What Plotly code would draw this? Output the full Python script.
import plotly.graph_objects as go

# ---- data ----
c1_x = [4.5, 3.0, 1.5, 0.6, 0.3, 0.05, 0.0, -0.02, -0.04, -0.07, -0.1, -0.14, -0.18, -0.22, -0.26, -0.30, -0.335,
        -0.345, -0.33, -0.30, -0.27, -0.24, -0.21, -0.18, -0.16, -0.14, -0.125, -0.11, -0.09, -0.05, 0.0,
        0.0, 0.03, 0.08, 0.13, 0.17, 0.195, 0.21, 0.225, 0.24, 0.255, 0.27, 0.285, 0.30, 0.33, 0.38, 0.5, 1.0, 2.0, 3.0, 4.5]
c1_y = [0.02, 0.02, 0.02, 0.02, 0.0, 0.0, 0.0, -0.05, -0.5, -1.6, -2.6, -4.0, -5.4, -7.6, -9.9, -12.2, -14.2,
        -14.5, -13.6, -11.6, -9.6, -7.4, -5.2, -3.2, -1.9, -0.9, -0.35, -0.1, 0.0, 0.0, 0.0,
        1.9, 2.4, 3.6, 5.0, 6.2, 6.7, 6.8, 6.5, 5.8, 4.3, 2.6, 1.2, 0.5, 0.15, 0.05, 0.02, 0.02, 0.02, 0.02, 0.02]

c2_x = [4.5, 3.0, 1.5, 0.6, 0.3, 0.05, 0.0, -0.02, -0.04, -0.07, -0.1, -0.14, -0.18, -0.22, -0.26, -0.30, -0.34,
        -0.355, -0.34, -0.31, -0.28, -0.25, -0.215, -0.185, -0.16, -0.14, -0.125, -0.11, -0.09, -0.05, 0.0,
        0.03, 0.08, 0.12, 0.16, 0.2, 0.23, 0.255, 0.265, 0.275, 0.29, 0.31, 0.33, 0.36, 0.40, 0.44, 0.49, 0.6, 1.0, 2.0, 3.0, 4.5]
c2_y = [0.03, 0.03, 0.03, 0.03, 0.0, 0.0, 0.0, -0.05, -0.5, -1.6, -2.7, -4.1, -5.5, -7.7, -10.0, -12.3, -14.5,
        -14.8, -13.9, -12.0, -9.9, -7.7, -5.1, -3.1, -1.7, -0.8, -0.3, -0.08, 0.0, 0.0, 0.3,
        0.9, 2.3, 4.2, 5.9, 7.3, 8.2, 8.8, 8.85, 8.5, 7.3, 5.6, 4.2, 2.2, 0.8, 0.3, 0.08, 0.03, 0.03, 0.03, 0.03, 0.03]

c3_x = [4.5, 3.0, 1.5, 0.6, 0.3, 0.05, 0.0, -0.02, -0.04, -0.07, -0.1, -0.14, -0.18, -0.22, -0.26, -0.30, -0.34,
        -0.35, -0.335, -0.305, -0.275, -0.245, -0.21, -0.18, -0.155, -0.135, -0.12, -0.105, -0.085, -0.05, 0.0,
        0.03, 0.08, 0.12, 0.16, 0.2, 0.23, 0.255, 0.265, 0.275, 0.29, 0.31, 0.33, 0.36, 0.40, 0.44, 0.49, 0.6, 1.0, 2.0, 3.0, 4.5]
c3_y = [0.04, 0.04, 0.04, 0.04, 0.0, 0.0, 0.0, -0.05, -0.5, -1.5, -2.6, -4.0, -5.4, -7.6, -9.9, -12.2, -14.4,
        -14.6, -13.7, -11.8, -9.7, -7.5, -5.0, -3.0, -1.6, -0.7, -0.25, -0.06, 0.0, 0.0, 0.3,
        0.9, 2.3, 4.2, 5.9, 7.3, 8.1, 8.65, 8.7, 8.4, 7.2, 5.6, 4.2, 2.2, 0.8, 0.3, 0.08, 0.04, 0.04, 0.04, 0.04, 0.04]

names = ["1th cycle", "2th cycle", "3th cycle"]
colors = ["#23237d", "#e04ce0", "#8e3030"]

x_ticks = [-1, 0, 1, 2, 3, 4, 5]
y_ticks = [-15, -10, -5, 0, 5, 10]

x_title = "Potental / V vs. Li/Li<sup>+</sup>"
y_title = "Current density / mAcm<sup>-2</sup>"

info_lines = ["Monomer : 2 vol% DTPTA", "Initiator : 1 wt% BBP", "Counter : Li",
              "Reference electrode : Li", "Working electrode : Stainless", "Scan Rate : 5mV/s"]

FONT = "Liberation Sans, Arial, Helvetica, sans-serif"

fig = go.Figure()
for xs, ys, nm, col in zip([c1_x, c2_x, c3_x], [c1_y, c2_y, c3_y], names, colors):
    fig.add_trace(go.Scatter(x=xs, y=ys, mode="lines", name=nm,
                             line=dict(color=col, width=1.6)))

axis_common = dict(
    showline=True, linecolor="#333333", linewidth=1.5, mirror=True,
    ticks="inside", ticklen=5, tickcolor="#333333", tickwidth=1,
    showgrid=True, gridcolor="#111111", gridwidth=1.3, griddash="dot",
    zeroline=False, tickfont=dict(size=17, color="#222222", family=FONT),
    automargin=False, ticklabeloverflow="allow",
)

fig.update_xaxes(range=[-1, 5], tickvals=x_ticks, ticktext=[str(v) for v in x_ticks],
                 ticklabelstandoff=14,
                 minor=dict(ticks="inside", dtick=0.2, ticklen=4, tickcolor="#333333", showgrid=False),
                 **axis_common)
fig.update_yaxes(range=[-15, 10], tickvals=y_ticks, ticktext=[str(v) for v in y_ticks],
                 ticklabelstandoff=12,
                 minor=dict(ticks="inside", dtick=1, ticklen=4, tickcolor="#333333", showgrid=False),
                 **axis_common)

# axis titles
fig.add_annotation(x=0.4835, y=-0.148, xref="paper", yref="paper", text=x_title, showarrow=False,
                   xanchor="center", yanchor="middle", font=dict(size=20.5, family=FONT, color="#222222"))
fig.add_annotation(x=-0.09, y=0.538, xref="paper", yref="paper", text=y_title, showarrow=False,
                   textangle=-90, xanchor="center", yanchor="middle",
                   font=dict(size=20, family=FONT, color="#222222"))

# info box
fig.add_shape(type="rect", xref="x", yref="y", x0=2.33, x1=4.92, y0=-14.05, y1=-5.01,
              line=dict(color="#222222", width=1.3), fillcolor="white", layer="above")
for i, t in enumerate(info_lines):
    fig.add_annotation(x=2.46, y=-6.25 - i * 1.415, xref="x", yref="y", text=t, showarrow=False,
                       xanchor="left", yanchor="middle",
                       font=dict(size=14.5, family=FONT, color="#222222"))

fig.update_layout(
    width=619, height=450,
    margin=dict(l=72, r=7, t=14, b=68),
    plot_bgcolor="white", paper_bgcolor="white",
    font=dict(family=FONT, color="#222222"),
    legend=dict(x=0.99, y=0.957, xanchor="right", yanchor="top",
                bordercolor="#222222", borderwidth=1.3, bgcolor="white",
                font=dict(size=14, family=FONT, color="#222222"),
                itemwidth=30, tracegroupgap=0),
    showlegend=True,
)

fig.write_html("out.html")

____

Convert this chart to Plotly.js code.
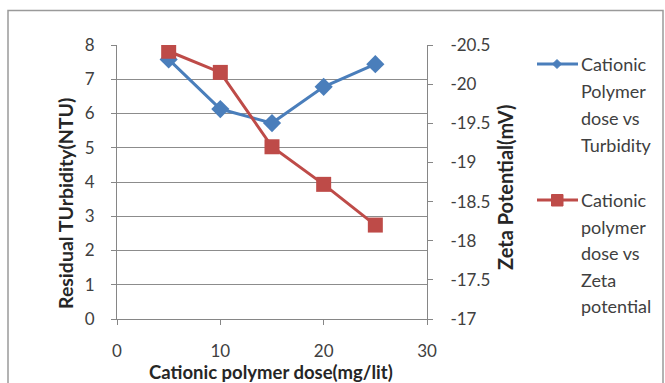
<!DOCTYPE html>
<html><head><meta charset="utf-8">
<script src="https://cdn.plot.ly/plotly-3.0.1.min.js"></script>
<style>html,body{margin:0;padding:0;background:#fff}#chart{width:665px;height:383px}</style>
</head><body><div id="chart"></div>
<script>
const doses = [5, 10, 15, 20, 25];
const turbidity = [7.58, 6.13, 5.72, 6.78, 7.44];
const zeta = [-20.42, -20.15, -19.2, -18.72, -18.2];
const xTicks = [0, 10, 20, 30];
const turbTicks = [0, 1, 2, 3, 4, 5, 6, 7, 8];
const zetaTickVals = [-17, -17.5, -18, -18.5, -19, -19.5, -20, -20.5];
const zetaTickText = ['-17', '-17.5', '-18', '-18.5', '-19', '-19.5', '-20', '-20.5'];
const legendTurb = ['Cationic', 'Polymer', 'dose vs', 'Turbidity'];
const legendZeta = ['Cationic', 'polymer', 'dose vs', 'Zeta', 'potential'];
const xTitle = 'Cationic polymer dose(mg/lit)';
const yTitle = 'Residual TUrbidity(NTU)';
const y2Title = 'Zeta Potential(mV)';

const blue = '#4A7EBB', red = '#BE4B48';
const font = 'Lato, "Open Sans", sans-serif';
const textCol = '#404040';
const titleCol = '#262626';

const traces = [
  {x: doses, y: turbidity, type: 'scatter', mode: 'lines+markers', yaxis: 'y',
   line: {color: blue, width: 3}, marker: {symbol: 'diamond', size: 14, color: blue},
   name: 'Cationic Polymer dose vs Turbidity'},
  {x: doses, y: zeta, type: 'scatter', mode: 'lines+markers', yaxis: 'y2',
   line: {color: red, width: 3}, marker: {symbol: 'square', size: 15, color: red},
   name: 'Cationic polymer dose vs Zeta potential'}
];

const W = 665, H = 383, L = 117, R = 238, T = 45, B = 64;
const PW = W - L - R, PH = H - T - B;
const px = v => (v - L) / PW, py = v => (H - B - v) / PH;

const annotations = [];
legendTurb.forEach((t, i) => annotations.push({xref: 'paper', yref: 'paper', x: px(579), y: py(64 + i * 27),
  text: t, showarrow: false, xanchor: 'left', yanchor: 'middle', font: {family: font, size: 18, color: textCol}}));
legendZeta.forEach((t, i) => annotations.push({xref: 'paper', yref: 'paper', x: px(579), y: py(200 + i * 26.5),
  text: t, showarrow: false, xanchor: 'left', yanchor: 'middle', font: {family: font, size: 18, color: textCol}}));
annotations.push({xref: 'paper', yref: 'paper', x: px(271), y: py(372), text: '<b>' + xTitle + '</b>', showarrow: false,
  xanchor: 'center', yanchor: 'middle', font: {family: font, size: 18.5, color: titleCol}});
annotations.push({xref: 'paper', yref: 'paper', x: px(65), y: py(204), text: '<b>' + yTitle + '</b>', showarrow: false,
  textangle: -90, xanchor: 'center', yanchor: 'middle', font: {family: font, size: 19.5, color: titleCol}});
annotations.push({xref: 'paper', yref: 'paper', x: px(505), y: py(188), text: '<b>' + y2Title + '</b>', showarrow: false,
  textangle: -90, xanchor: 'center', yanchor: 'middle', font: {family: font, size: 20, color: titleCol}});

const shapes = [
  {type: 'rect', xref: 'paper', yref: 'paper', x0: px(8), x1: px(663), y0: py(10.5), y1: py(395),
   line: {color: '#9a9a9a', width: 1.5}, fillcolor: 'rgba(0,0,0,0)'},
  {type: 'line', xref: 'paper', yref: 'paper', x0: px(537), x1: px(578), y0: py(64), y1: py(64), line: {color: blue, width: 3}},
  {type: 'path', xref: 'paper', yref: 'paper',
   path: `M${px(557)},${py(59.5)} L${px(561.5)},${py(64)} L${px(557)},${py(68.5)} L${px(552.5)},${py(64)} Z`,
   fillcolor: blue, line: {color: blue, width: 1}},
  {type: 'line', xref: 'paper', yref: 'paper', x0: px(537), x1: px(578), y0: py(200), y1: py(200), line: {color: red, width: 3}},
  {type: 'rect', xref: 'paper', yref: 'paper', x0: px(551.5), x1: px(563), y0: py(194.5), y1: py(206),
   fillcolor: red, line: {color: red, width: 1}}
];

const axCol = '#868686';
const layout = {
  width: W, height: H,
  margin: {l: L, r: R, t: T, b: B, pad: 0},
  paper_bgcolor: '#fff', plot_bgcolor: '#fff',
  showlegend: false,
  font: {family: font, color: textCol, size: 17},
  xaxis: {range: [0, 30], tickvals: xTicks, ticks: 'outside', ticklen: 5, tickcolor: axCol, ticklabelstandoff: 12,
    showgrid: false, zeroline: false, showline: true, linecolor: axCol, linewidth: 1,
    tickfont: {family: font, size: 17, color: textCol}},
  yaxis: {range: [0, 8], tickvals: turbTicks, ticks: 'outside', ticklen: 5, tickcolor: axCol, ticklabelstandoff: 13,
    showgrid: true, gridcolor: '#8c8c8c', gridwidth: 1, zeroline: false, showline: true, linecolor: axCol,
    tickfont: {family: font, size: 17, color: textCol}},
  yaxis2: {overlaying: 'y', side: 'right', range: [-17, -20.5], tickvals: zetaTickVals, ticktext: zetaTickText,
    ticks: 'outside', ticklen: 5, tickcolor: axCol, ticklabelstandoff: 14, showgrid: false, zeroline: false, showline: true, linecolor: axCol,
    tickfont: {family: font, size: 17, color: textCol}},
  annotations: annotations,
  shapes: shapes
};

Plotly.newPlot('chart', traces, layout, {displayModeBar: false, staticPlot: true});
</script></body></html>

____

_TASK REQUIREMENTS_
Within the material above, transcribe exactly the lines that run from the line holding "What Plotly code" through the line holding "import plotly.graph_objects as go".

_TASK RESULT_
What Plotly code would draw this? Output the full Python script.
import plotly.graph_objects as go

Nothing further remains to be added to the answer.